**DATA SHOWN:**
################

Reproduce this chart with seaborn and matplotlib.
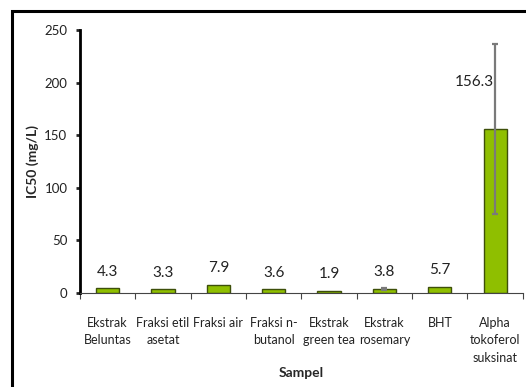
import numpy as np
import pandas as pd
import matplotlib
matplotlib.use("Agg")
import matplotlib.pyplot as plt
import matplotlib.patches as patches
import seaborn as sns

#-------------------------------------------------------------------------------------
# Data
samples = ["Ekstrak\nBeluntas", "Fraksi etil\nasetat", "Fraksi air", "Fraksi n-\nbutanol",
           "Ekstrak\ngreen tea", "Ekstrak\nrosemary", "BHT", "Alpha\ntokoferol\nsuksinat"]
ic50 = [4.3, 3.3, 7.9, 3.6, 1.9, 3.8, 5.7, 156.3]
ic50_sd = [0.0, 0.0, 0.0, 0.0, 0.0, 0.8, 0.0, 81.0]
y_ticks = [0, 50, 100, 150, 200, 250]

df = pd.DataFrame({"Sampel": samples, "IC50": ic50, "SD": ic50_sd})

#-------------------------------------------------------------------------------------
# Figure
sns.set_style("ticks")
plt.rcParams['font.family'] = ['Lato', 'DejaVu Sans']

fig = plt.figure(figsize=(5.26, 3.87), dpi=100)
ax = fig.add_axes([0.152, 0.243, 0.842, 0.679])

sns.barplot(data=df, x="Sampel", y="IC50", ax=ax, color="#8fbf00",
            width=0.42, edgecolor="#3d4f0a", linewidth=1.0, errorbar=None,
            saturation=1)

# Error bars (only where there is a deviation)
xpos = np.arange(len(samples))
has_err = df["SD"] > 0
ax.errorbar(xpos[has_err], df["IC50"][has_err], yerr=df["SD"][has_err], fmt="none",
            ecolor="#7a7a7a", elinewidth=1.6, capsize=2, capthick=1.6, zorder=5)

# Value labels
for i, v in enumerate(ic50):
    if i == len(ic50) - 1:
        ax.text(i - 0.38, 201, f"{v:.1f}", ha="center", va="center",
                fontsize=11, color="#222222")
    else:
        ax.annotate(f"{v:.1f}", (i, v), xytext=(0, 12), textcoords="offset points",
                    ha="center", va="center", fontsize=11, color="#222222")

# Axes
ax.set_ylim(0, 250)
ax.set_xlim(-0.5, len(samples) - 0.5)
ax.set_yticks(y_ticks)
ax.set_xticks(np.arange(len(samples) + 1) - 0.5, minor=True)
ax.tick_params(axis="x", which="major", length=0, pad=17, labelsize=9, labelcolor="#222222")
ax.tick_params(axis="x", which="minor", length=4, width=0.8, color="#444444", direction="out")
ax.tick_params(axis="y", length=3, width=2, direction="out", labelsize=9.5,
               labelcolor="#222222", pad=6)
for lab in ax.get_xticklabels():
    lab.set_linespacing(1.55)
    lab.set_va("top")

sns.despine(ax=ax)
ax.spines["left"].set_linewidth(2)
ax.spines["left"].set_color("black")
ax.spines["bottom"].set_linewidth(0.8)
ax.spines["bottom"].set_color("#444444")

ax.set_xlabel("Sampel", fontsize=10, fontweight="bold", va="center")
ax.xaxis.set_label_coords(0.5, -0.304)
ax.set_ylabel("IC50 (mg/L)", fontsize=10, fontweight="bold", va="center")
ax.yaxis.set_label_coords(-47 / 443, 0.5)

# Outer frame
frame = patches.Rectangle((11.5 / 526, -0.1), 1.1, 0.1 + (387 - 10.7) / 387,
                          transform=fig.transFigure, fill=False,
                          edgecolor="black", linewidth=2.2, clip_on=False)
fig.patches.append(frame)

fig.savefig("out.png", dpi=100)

################

**GIVEN PROBLEM:** Copy each line of the data above that holds "matplotlib".

**FINAL RESULT:**
Reproduce this chart with seaborn and matplotlib.
import matplotlib
matplotlib.use("Agg")
import matplotlib.pyplot as plt
import matplotlib.patches as patches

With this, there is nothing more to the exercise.